Darkness was beginning to gather. The silver highlights on the stream were gone, and the birds had settled down for the night. Alex would certainly be home now, wondering where I was. I was surprised he hadn’t texted or called yet. Then I remembered my phone was off from being at the hospital. I ought to hurry home. Yet I didn’t want to. I wanted to stay here, in Matt’s reassuring, comforting presence, enjoying that feeling of kinship. Of being understood.

And suddenly, out of nowhere, I found the courage to speak. “My mother drank,” I said into the silence, my voice shaking slightly. “She’d drink, and then she’d pass out and leave my little sister crying to be fed.”

“Jesus, Lily.”

Matt’s arm went around my shoulders, anchoring me.
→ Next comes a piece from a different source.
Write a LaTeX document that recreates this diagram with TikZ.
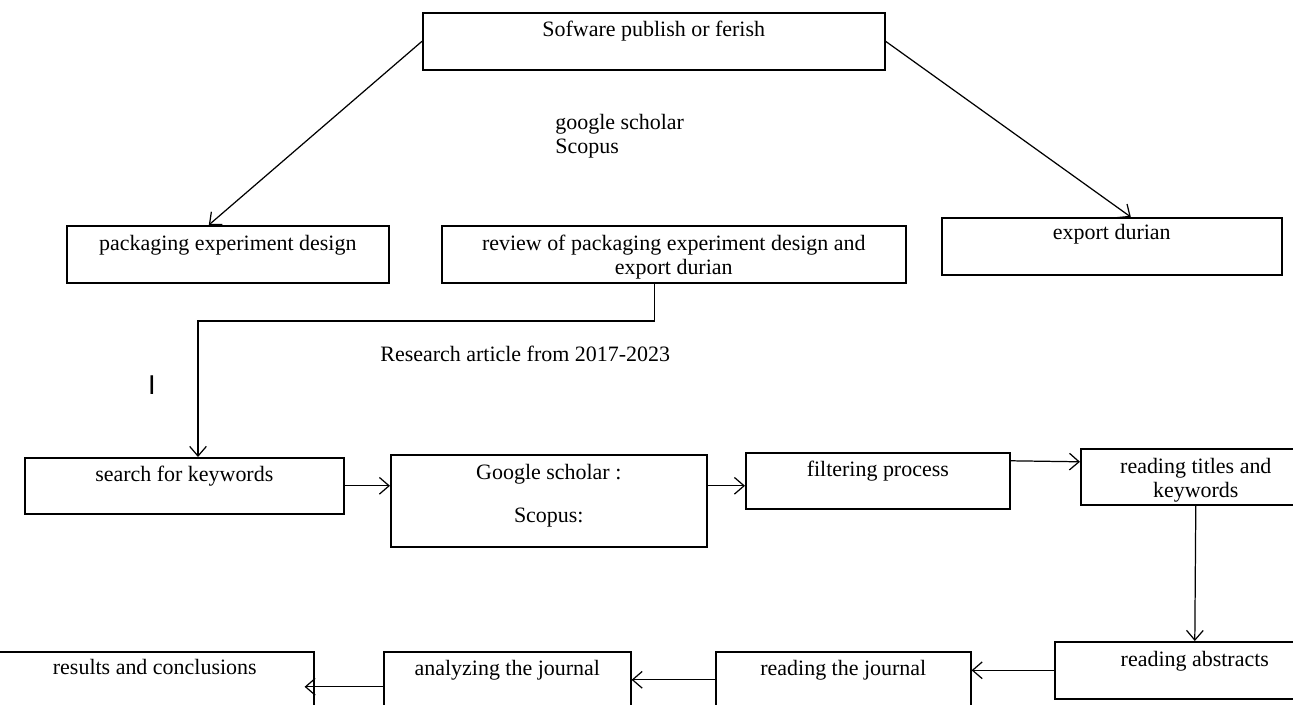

“I’d hear Violet through my bedroom wall. On and on. I’d go and try to wake Mum up, but I couldn’t. So, in the end, I learnt how to feed my sister myself.”

“God, how old were you?”

“About eight.”

“Bloody hell.”

He held me close. I felt tears start to slide down my face. It was a relief to have spoken the words out loud. To be understood. Comforted. But there was guilt, too, plenty of it. Because there’d been so many chances to tell Inga and Alex about it, and I never had.

“I just can’t imagine how that must have been for you.” He shook his head, pushing me away slightly to look at me. “How can we have been friends for as long as we have and not known this about you?”

I sighed, wiping my wet cheeks with my hands. “It’s not something I find easy to talk about. And I suppose I don’t want to dwell on it. It’s all such a long time ago.”

“That kind of thing never leaves you, though, does it?”

“It doesn’t seem to do, no. I feel ... I feel as if I’ve already been a mother, you know? Taking care of Violet like that. And it was hard, Matt. So hard.”

“Of course, it was. You were a child, for Christ’s sake! God. Does Alex know about this? Have you talked to him?”

I shook my head, feeling ashamed. “No. Please, don’t tell him, Matt. Or Inga. I know I have to. And I will. Just when I’m ready, okay?”

He nodded. “All right. But do it soon, okay? I really think, if you tell him about it, he’ll understand better.”

I was doubtful. Alex’s childhood had been the stuff of dreams. Loved, provided for, his every need and whim anticipated. “Maybe.”

“Have I ever told you about my dad?” Matt said suddenly.

“Not really, no.”

“He was a workaholic. Either away or too whacked from running his business to interact much with us kids. Mum was always shushing us, making us play quietly with the TV volume down low. If I ever become a dad I’ll make sure I’m there for my children. Not that it’s likely I ever will, because Inga doesn’t want kids, either, as you know.”

Shit. Immediately I thought about the baby he had no clue about. The baby that was still very much on my conscience because I’d had to keep quiet about the abortion. Here I was, taking comfort from Matt, confident enough of his regard to spew out secrets I’d never told anybody before about my past, when all the time I was keeping a huge secret from him. And I’d just asked him to do the very same thing for me. Jesus, what a mess. A dirty, stinking mess.

“What ...,” I started, trying to speak normally, stopping to lick my lips. “What d’you think about that?”

“You mean about not becoming a father? I don’t really think about it, to be honest. It’s just the way things are. Like I say, until very recently I’d no idea it was in Alex’s plans either.”

He turned to face me in the darkness. “You have to speak to him, Lily. Not just about not wanting children, but about the wedding too. Janice has always been really good to me, but it’s wrong, what she’s asking of you.”

The feeling of intimacy was back again. That feeling of being fundamentally understood. But this time it was tempered by my shame. Matt deserved better.

I looked down at the ground. “Some would say I’m selfish not to give her what she wants, when she’s dying.”

“You can’t just get married and have a child to please other people.”

I nodded. He was right; I couldn’t. But it was one thing to know it, and another thing to try to convince Alex.